JESSIE WARE

Douce danse
 

Certaines personnes sont exactement la ou elles devraient se trouver, peu importe l’apparence chaotique de leur parcours. Port altier, grâce apparente, sourire chaleureux et communicatif, il est difficile d’imaginer Jessie Ware, 28 ans tout juste, ailleurs que derrière un microphone. Son arrivée sur le devant de la scène fut cependant retords. La vie est une histoire de rencontres, mais il existe peu de coïncidences.
 

Fille du célèbre journaliste de la BBC John Ware, la Brixtionnienne est allée dans une école d’art ou ses camarades de classe étaient Florence Welch (de Florence & The Machine) Felix White (des Macchabees) et Jack Peñate. C’est ce dernier, son meilleur ami au lycée, qui l’a sortie de sa routine pour venir le rejoindre en tournée. En effet, entre son bac et son album, Jessie avait préféré la voie de la raison et terminé des études de littérature pour devenir journaliste. Le succès de ses amies (notamment Adèle) aura fini de la convaincre de mettre sa jeune carrière entre parenthèses et de revenir à la chanson. 
 

Remarquée sur l’album de l’album de SBTRKT, Jessie se fait immédiatement signer pour sa voix pop malléable pouvant aussi bien rappeler Aaliyah que Whitney Houston, tour-a-tour chuchotante et époustouflante. Mais si sa voix est faite pour triompher à la radio, ses sensibilités reposent dans les sonorités post-dubsteppiennes des artistes avec lesquels elle s’encanaille. Ses fréquentations la rende bien plus intéressante que son amie Lianne La Havas qui, malgré un grand talent, semble s’être condamnée à faire dans le Sade de supermarché. 
 

De prime abord, on pense savoir a quoi s’attendre, les premières sorties live de la belle nous laissaient entrevoir un album de vocalises qui aurait pu s’appeler « J’ai une voix » comme son homonyme Jessie J. Mais c’est dans la catégorie des virtuoses maitrisés aux plumes acérées de Frank Ocean ou Alice Smith que Jessie Ware appartient.
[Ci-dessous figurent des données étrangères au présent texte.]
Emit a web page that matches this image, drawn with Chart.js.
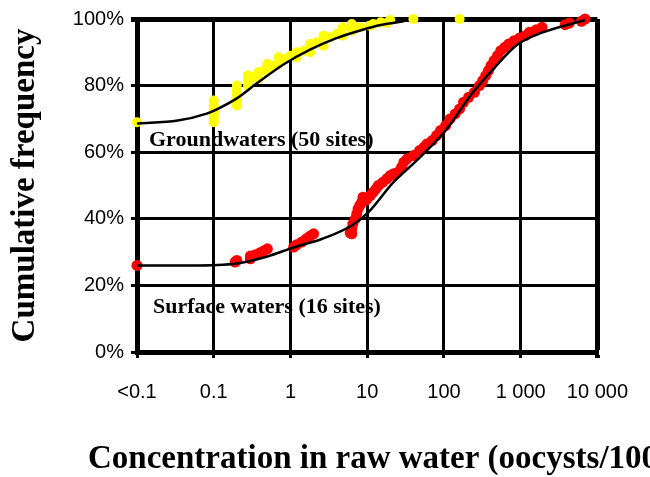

Si l’influence scandinave de Robyn, d’Annie ou Lykke Li est évidente, ses textes nous montrent qu’aujourd’hui le R&B et la Pop exigent de l’introspection et de la subtilité. Ca tombe bien, Jessie est bien trop mature pour nous faire perdre notre temps.
 

Grace aux compositions de Dave Okumu (de The Invisible), Julio Bashmore, Kid Harpoon et Slime, Jessie Ware nous a offert un des albums les plus actuels du moment sans qu’une once de substance ne soit perdue au profit de la forme. C’est une sonorité synthétique, mais pas artificielle. Les déboires de ce cœur d’artichaut ne nous laissent pas indifférent. « Your words alone could drive me to a thousand tears» commence le titre « Running » et nous plonge dans l’abandon de cette femme moderne qui implore son amant, visiblement un maitre séducteur, sur « Sweet talk » de la laisser s’enfuir « Don’t keep me with the kisses, there’s never any there when I need them».  
 

Etre romantique sera toujours à la mode mais il est si rare aujourd’hui d’avoir un album capable de vous faire danser sur des paroles comme « I thought you knew I had to stay away from you. I fought you hard, yet still you have the power ». On touche à la thérapie mais l’on ne se morfond pas. S’il n’y avait qu’un mot à garder de « Devotion » ce serait l’équilibre. L’équilibre jusque dans ses sentiments. Dans son plus gros hit à ce jour, l’envoutant « Wildest Moments », elle confie « Baby, in our wildest moments, we could be the greatest » avant de se dire que le contraire pourrait être possible, «We could be the worst of all». 

Equilibre, ça se dit « Balance » en anglais, et pour une femme née le 15 Octobre, Jessie Ware porte bien son signe astrologique.